### [REQUIREMENTS]
Collect each line of the records containing the string "this".

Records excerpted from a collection

* Start *

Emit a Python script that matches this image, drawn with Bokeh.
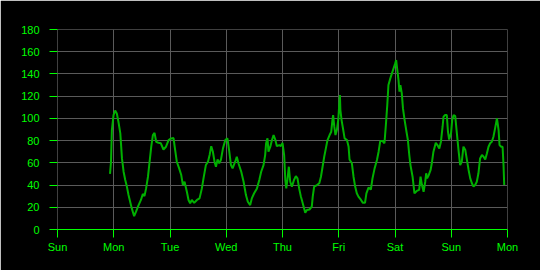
from bokeh.plotting import figure
from bokeh.models import FixedTicker, Range1d
from bokeh.embed import file_html
from bokeh.resources import INLINE

# hours since Sunday 00:00
hours = [22.4, 22.8, 23.2, 23.9, 24.6, 25.3, 26.0, 26.8, 27.5, 28.2, 28.9, 29.6, 30.3, 31.0,
         31.7, 32.7, 33.5, 34.6, 35.6, 36.4, 37.1, 37.8, 38.6, 39.3, 40.0, 40.7, 41.4, 42.1,
         43.1, 44.1, 45.2, 46.3, 47.4, 48.5, 49.5, 50.2, 50.9, 51.9, 52.8, 53.5, 54.2, 55.2,
         55.9, 56.6, 57.3, 58.3, 59.5, 60.6, 61.6, 62.3, 63.3, 64.2, 64.9, 65.6, 66.3, 67.0,
         67.6, 68.3, 69.0, 69.7, 70.6, 71.6, 72.5, 73.3, 74.0, 74.7, 75.8, 76.5, 77.2, 78.4,
         79.4, 80.4, 81.2, 82.2, 82.9, 83.9, 85.1, 86.1, 86.9, 87.9, 88.6, 89.0, 89.6, 90.0,
         90.8, 91.5, 92.2, 92.9, 93.6, 94.6, 95.3, 96.0, 96.7, 97.2, 97.6, 98.1, 98.7, 99.3,
         100.0, 100.9, 101.7, 102.4, 103.1, 103.8, 104.2, 105.0, 105.7, 106.4, 107.5, 108.5,
         108.9, 109.5, 110.7, 111.7, 112.4, 113.1, 113.8, 114.5, 115.2, 116.1, 116.8, 117.3,
         117.6, 118.1, 118.6, 119.2, 119.8, 120.2, 120.5, 120.7, 121.2, 121.8, 122.5, 123.5,
         124.2, 124.6, 125.6, 126.3, 127.0, 127.7, 128.4, 129.5, 130.3, 131.2, 131.8, 132.7,
         133.7, 134.4, 135.3, 136.3, 137.0, 137.7, 138.7, 139.5, 140.1, 140.7, 141.2, 142.0,
         142.7, 143.4, 144.1, 144.5, 144.9, 145.5, 145.9, 146.3, 146.9, 147.4, 148.1, 148.9,
         149.5, 150.1, 150.6, 151.5, 152.3, 153.3, 154.3, 154.9, 155.5, 156.2, 156.9, 157.3,
         157.7, 158.3, 159.2, 159.7, 160.4, 161.4, 162.1, 162.9, 163.6, 164.3, 164.7, 165.4,
         166.1, 166.6, 167.1, 167.9, 168.4, 169.0, 169.7, 170.4, 171.1, 171.8, 172.5, 173.2,
         174.0, 174.7, 175.4, 176.1, 176.8, 177.5, 178.2, 178.9, 179.6, 180.3, 181.1, 181.8,
         182.5, 183.2, 183.9, 184.6, 185.3, 186.0, 186.7, 187.5, 188.2, 188.6, 189.3, 189.9,
         190.3, 190.6]

values = [50, 60, 89.5, 103, 107, 104.5, 97, 86.5, 64, 52, 44.6, 38.6, 31, 25,
          19, 12, 16, 22, 26.6, 32, 30, 37, 47.5, 61, 74.5, 85, 87, 79,
          78, 77.6, 72, 74.5, 80.5, 82, 82.3, 71.5, 61, 55, 49, 40, 43, 34,
          26.6, 23.6, 26.6, 24, 26.6, 28, 37, 46, 58, 61, 67, 75, 70, 61,
          56.5, 63, 59.6, 62.5, 73, 80.5, 82, 70, 58, 55, 61, 65.5, 59.6, 52,
          43, 31, 25, 22, 28, 32.6, 37, 44.6, 52, 58, 67, 77.6, 82, 70,
          74.5, 80.5, 85, 81, 75, 76, 75, 78, 67, 44.6, 37, 44.6, 56.5, 43,
          38.6, 44.6, 48, 46, 37, 30, 27, 20.6, 15, 17.6, 18, 20.6,
          29.6, 38.6, 40, 41.6, 47.5, 56.5, 65.5, 73, 80.5, 85, 88, 98.5,
          103, 92.5, 85, 89.5, 99, 112, 121, 107.5, 98.5, 91, 82, 80.5,
          74.5, 63, 59.6, 47.5, 38.6, 32.6, 29.6, 26.6, 24, 24, 32.6, 37.7,
          36, 46, 55, 62.5, 70, 79.6, 79.6, 77.6, 94, 112, 130, 136,
          140.5, 145, 149.5, 152.5, 145, 134.5, 124, 130, 122.5, 109, 98.5, 88,
          80.5, 67, 58, 47.5, 32.6, 34.7, 35.6, 47.5, 40, 34, 43, 50.6,
          46, 48.5, 53.6, 59.6, 70, 78, 76, 73, 79, 92.5, 101.5, 103,
          103, 88, 81, 86.5, 98.5, 103, 102, 86.5, 71.5, 58, 61, 74.5,
          71.5, 62.5, 53.6, 46, 41.6, 38.6, 40, 43, 50.6, 64, 67, 65.5,
          63, 68.5, 74.5, 77.6, 79, 83.5, 91, 100, 89.5, 76, 74.5, 74.5,
          58, 40]

day_ticks = [0, 24, 48, 72, 96, 120, 144, 168, 192]
day_labels = ["Sun", "Mon", "Tue", "Wed", "Thu", "Fri", "Sat", "Sun", "Mon"]
y_ticks = [0, 20, 40, 60, 80, 100, 120, 140, 160, 180]

GREEN = "#00ff00"
LINE = "#00b000"
GRID = "#5a5a5a"

p = figure(width=540, height=270, output_backend="svg", toolbar_location=None,
           x_range=Range1d(0, 192), y_range=Range1d(0, 180),
           min_border_left=57, min_border_right=33, min_border_top=29, min_border_bottom=41)
p.background_fill_color = "black"
p.border_fill_color = "black"
p.outline_line_color = None

p.line(hours, values, line_color=LINE, line_width=2)

p.xaxis.ticker = FixedTicker(ticks=day_ticks)
p.xaxis.major_label_overrides = {t: l for t, l in zip(day_ticks, day_labels)}
p.yaxis.ticker = FixedTicker(ticks=y_ticks)

for ax in (p.xaxis[0], p.yaxis[0]):
    ax.major_label_text_color = GREEN
    ax.major_label_text_font = "Liberation Sans"
    ax.major_label_text_font_size = "11px"
    ax.major_tick_line_color = GREEN
    ax.major_tick_out = 8
    ax.major_tick_in = 0
    ax.minor_tick_line_color = None
    ax.axis_line_color = GREEN

p.yaxis.axis_line_color = None
p.yaxis.major_label_standoff = 10
p.xaxis.major_label_standoff = 3

p.xgrid.grid_line_color = GRID
p.ygrid.grid_line_color = GRID
p.xgrid.ticker = FixedTicker(ticks=day_ticks)
p.ygrid.ticker = FixedTicker(ticks=y_ticks)

open("out.html", "w").write(file_html(p, INLINE))
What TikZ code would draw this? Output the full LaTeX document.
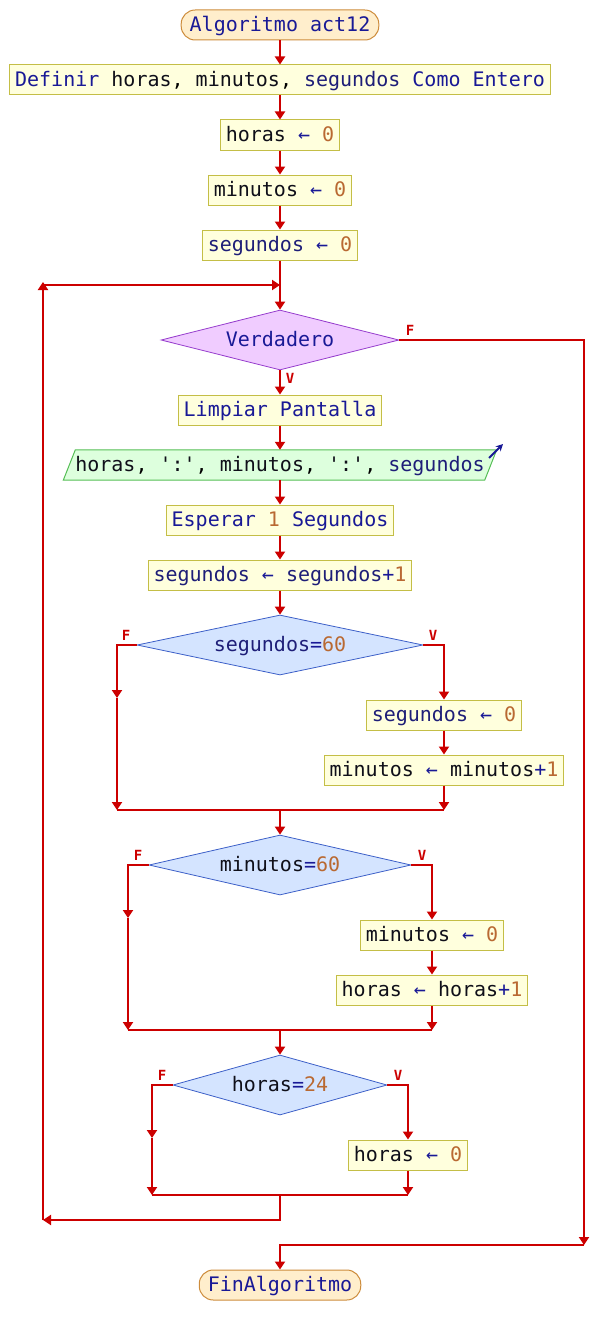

* End *

### [OUTPUT OF THE EXERCISE]
Emit a Python script that matches this image, drawn with Bokeh.
What TikZ code would draw this? Output the full LaTeX document.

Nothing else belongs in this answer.